Irving calls himself Chief Hélà, and his fanbase his “tribe,” (which may also be a marketing technique for his ANTA Sneakers). He said on an Instagram live that he’s here to “guide humanity in a way that’s never been seen before” and that he’s “building towards being one of the biggest farmers ever …. and [wants to] create small holistic wellness villages.” Although Irving may speak with authenticity  with vibrations of humanity and truth, this ambition runs contrary to the spiritual work he has supposedly been doing to better himself.

I am reminded of Kendrick Lamar’s song “Savior,” where he states “he is not your savior,” (and also that he “caught COVID and started to question Kyrie.”) Unlike Irving, Lamar is famous, and a product of spiritual work, but in his humility he does not crave to be the leader of a global movement (although the hypocrisy of the Drake beef on his message in that song is not lost on me).

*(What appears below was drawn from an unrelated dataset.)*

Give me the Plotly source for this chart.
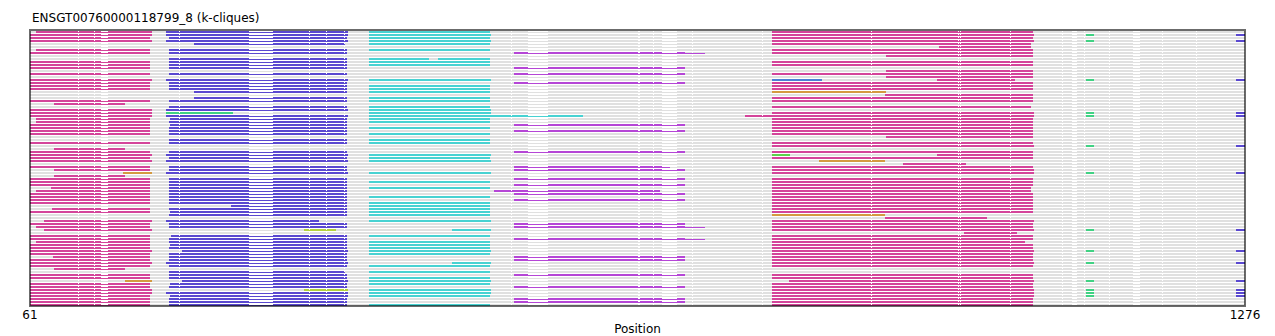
import plotly.graph_objects as go

# ---------------- data ----------------
N_ROWS = 92
POS_MIN, POS_MAX = 61, 1276
tick_vals = [61, 1276]
tick_text = ["61", "1276"]
title_text = "ENSGT00760000118799_8 (k-cliques)"
x_label = "Position"

# alignment gap columns (drawn as thin line)
gap_start = [109, 125, 132, 210, 280, 340, 357, 375, 542, 559, 669, 684, 693, 723,
             793, 902, 989, 991, 1041, 1093, 1103, 1115, 1140, 1164, 1193, 1227]
gap_end = [110, 126, 139, 211, 304, 341, 358, 376, 543, 579, 671, 685, 708, 724,
           794, 903, 990, 992, 1042, 1094, 1108, 1116, 1141, 1171, 1194, 1228]

# pink block 1
p1_rows = [0, 1, 2, 3, 6, 7, 10, 11, 12, 14,
           16, 17, 18, 19, 23, 24, 26, 27, 28, 29,
           30, 31, 32, 33, 34, 37, 39, 40, 41, 42,
           43, 45, 46, 48, 49, 50, 51, 52, 53, 54,
           55, 56, 57, 59, 60, 63, 64, 65, 66, 68,
           69, 70, 71, 72, 73, 74, 75, 76, 77, 78,
           79, 81, 82, 84, 85, 86, 87, 88, 89, 90, 91]
p1_start = [67, 61, 61, 61, 67, 61, 61, 61, 61, 61,
            61, 61, 61, 61, 61, 85, 61, 61, 61, 67,
            67, 61, 61, 61, 61, 61, 85, 61, 61, 61,
            61, 61, 85, 85, 61, 61, 61, 82, 67, 61,
            61, 61, 61, 83, 61, 75, 61, 67, 75, 61,
            61, 67, 61, 61, 61, 61, 84, 61, 61, 61,
            85, 61, 61, 61, 61, 61, 61, 61, 61, 61, 61]
p1_end = [183, 183, 181, 183, 181, 181, 181, 181, 181, 181,
          183, 181, 181, 181, 181, 156, 183, 183, 183, 181,
          181, 181, 181, 181, 181, 181, 156, 181, 183, 181,
          183, 181, 181, 156, 181, 181, 181, 181, 181, 181,
          181, 181, 181, 181, 181, 183, 181, 181, 183, 181,
          181, 181, 181, 181, 183, 181, 181, 181, 183, 181,
          156, 181, 181, 181, 181, 183, 183, 181, 181, 181, 181]

# blue block 1
b1_rows = [0, 1, 2, 3, 4, 6, 7, 9, 10, 11,
           12, 14, 16, 17, 18, 19, 20, 22, 23, 25,
           26, 28, 29, 30, 31, 32, 33, 34, 36, 37,
           40, 41, 42, 43, 45, 46, 47, 49, 50, 51,
           52, 53, 54, 55, 56, 57, 58, 59, 60, 61,
           63, 64, 65, 68, 69, 70, 71, 72, 73, 74,
           75, 76, 77, 78, 80, 81, 82, 83, 84, 85,
           87, 88, 89, 90, 91]
b1_start = [197, 197, 200, 197, 225, 200, 200, 200, 200, 200,
            200, 200, 197, 200, 200, 200, 225, 225, 200, 200,
            197, 197, 201, 200, 201, 200, 200, 200, 200, 200,
            200, 197, 200, 197, 200, 200, 197, 200, 200, 200,
            200, 200, 200, 200, 200, 200, 262, 200, 201, 200,
            197, 200, 200, 202, 200, 200, 201, 200, 213, 200,
            200, 200, 197, 200, 200, 200, 200, 213, 201, 200,
            197, 201, 200, 200, 200]
b1_end = [379, 379, 378, 379, 376, 378, 378, 378, 378, 378,
          378, 378, 379, 378, 378, 378, 378, 378, 378, 378,
          379, 379, 378, 378, 378, 378, 378, 378, 378, 378,
          378, 379, 378, 379, 378, 378, 379, 378, 378, 378,
          378, 378, 378, 378, 378, 378, 378, 378, 378, 378,
          350, 378, 378, 378, 378, 378, 378, 378, 379, 378,
          378, 378, 379, 378, 376, 378, 378, 379, 378, 378,
          379, 379, 378, 378, 378]

# cyan block
c1_rows = [0, 1, 2, 3, 4, 6, 9, 9, 10, 11,
           16, 18, 19, 20, 22, 23, 25, 26, 27, 28,
           29, 30, 32, 34, 36, 37, 41, 42, 43, 47,
           50, 52, 55, 57, 58, 59, 60, 61, 63, 66,
           68, 70, 71, 72, 73, 74, 77, 78, 80, 82,
           83, 84, 86, 87, 88, 91]
c1_start = [400, 400, 400, 400, 400, 400, 400, 469, 400, 400,
            400, 400, 400, 400, 400, 400, 400, 400, 400, 400,
            400, 400, 400, 400, 400, 400, 400, 400, 400, 400,
            400, 400, 400, 400, 400, 400, 400, 400, 400, 483,
            400, 400, 400, 400, 400, 400, 483, 400, 400, 400,
            400, 400, 400, 400, 400, 400]
c1_end = [521, 522, 521, 522, 521, 521, 460, 521, 521, 521,
          522, 521, 521, 521, 521, 521, 521, 522, 522, 614,
          521, 521, 521, 521, 521, 521, 522, 521, 522, 522,
          521, 521, 521, 521, 521, 521, 521, 521, 522, 522,
          521, 521, 521, 521, 522, 521, 522, 521, 521, 521,
          522, 521, 522, 522, 521, 521]

# purple block
u1_rows = [7, 12, 14, 17, 31, 33, 40, 45, 46, 49,
           51, 53, 54, 56, 64, 65, 69, 75, 76, 81,
           85, 89, 90]
u1_start = [545, 545, 545, 545, 545, 545, 545, 545, 545, 545,
            545, 525, 545, 545, 545, 545, 545, 545, 545, 545,
            545, 545, 545]
u1_end = [716, 716, 716, 716, 716, 716, 716, 701, 716, 716,
          716, 691, 716, 716, 716, 716, 716, 716, 716, 716,
          716, 716, 716]
u1_tail_rows = [7, 65, 69]
u1_tail_start = [708, 708, 708]
u1_tail_end = [736, 736, 736]

# pink block 2
p2_rows = [0, 1, 2, 3, 4, 5, 6, 7, 8, 10,
           11, 13, 14, 15, 16, 17, 18, 19, 21, 22,
           23, 25, 27, 28, 29, 30, 31, 32, 33, 34,
           35, 37, 38, 40, 41, 42, 44, 45, 46, 47,
           49, 50, 51, 52, 53, 54, 55, 56, 57, 58,
           59, 60, 62, 63, 64, 65, 66, 67, 68, 69,
           70, 71, 72, 73, 74, 75, 76, 77, 78, 81,
           82, 83, 84, 85, 86, 87, 88, 89, 90, 91]
p2_start = [803, 803, 803, 803, 803, 970, 803, 803, 917, 803,
            803, 917, 803, 917, 968, 803, 803, 803, 916, 803,
            803, 803, 803, 776, 803, 803, 803, 803, 803, 803,
            917, 803, 803, 803, 968, 803, 934, 803, 803, 803,
            803, 803, 803, 803, 803, 803, 803, 803, 803, 803,
            803, 803, 916, 803, 803, 803, 803, 995, 803, 803,
            803, 803, 803, 803, 803, 803, 803, 803, 803, 803,
            803, 820, 803, 803, 803, 803, 803, 803, 803, 803]
p2_end = [1064, 1065, 1064, 1065, 1062, 1062, 1064, 1064, 1064, 1064,
          1064, 1064, 1064, 1064, 1046, 1064, 1064, 1064, 1064, 1064,
          1064, 1062, 1065, 1065, 1064, 1064, 1064, 1064, 1064, 1064,
          1064, 1064, 1065, 1064, 1064, 1064, 997, 1064, 1065, 1065,
          1064, 1064, 1064, 1062, 1062, 1064, 1064, 1064, 1064, 1064,
          1064, 1064, 1018, 1065, 1064, 1064, 1065, 1048, 1064, 1064,
          1056, 1064, 1064, 1065, 1064, 1064, 1064, 1065, 1064, 1064,
          1064, 1065, 1064, 1064, 1065, 1065, 1065, 1064, 1064, 1064]

# small end blocks
g1_rows = [1, 3, 16, 27, 28, 38, 47, 66, 73, 77, 83, 86, 87, 88]
g1_start = [1117] * 14
g1_end = [1125] * 14
b2_rows = [1, 3, 16, 27, 28, 38, 47, 66, 73, 77, 83, 86, 87, 88]
b2_start = [1267] * 14
b2_end = [1276] * 14

# odd singletons
orange_rows = [20, 43, 47, 61, 83]
orange_start = [803, 850, 154, 803, 156]
orange_end = [917, 916, 183, 916, 183]
ygreen_rows = [66, 86]
ygreen_start = [335, 335]
ygreen_end = [367, 379]
green_rows = [27]
green_start = [197]
green_end = [264]
lime_rows = [41]
lime_start = [803]
lime_end = [821]
steel_rows = [16]
steel_start = [803]
steel_end = [853]

# colours
GREY = "#e0e0e0"
PINK = "#d4449a"
BLUE = "#5a48d0"
CYAN = "#48d2d2"
PURPLE = "#b546d6"
GREEN = "#40d283"
ORANGE = "#d49a40"
YGREEN = "#b6d23c"
LIME = "#5cd34c"
STEEL = "#4a80d6"

# ---------------- build ----------------
gaps = sorted(zip(gap_start, gap_end))


def solid_parts(a, b):
    parts, cur = [], a
    for g0, g1 in gaps:
        if g1 <= cur or g0 >= b:
            continue
        if g0 > cur:
            parts.append((cur, g0))
        cur = max(cur, g1)
    if cur < b:
        parts.append((cur, b))
    return parts


THIN_OFF = 1.0 / 6.0
fig = go.Figure()


def add_family(rows, starts, ends, color, thin_only=False):
    tx, ty, kx, ky = [], [], [], []
    for r, a, b in zip(rows, starts, ends):
        tx += [a, b, None]
        ty += [r + THIN_OFF, r + THIN_OFF, None]
        if not thin_only:
            for s, e in solid_parts(a, b):
                kx += [s, e, None]
                ky += [r, r, None]
    fig.add_trace(go.Scatter(x=tx, y=ty, mode="lines", line=dict(color=color, width=1),
                             hoverinfo="skip", showlegend=False))
    if kx:
        fig.add_trace(go.Scatter(x=kx, y=ky, mode="lines", line=dict(color=color, width=2),
                                 hoverinfo="skip", showlegend=False))


all_rows = list(range(N_ROWS))
add_family(all_rows, [POS_MIN] * N_ROWS, [POS_MAX] * N_ROWS, GREY)
add_family(p1_rows, p1_start, p1_end, PINK)
add_family(b1_rows, b1_start, b1_end, BLUE)
add_family(c1_rows, c1_start, c1_end, CYAN)
add_family(u1_rows, u1_start, u1_end, PURPLE)
add_family(u1_tail_rows, u1_tail_start, u1_tail_end, PURPLE, thin_only=True)
add_family(p2_rows, p2_start, p2_end, PINK)
add_family(g1_rows, g1_start, g1_end, GREEN)
add_family(b2_rows, b2_start, b2_end, BLUE)
add_family(orange_rows, orange_start, orange_end, ORANGE)
add_family(ygreen_rows, ygreen_start, ygreen_end, YGREEN)
add_family(green_rows, green_start, green_end, GREEN)
add_family(lime_rows, lime_start, lime_end, LIME)
add_family(steel_rows, steel_start, steel_end, STEEL)

FONT = "DejaVu Sans"
fig.update_layout(
    width=1275, height=336,
    margin=dict(l=30, r=30, t=30, b=30, autoexpand=False),
    paper_bgcolor="white", plot_bgcolor="white",
    font=dict(family=FONT, size=12, color="#000000"),
    showlegend=False,
    xaxis=dict(range=[POS_MIN, POS_MAX], showgrid=False, zeroline=False,
               tickvals=tick_vals, ticktext=tick_text, ticks="", automargin=False,
               tickfont=dict(family=FONT, size=12, color="#000000"),
               title=dict(text=x_label, font=dict(family=FONT, size=12, color="#000000"), standoff=4),
               showline=False),
    yaxis=dict(range=[N_ROWS - 1 + 1.0 / 3.0, -2.0 / 3.0], showgrid=False, zeroline=False,
               showticklabels=False, ticks="", showline=False, automargin=False),
    shapes=[dict(type="rect", xref="paper", yref="paper", x0=0, x1=1, y0=0, y1=1,
                 line=dict(color="rgba(0,0,0,0.58)", width=2), layer="above")],
    annotations=[dict(text=title_text, xref="paper", yref="paper", x=0, y=1,
                      xanchor="left", yanchor="middle", yshift=12, showarrow=False,
                      font=dict(family=FONT, size=12, color="#000000"))],
)

fig.write_html("out.html")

Irving, on the other hand, seems to want to be a savior.

That gleam in Irving’s eyes, which I interpreted at first in his interviews as his humanity and groundedness, may exist in tandem with the light of a growing spiritualistic one. This evolved ego feels like a forming god-complex  one which may rest on a grounded worldview of empathy and humanity. But mixed with the power of fame and generational wealth, and Irving’s personality, something feels off. Irving learned to not spread conspiracies but missed the deeper lesson behind that episode: His use of social media only serves to center himself (an unreliable political and social agent) in his own movement.

We must sit with the fact that Irving’s groundedness and spiritual ego may coexist with his belief in conspiracies  and that he may be a good person at heart. He may be simultaneously self-centered and empathetic, or, as many people like to paint him – nothing more than a pseudo-spiritual hoax.

Irving’s personality and beliefs may ultimately be as hard to interpret as he is to guard on the basketball court.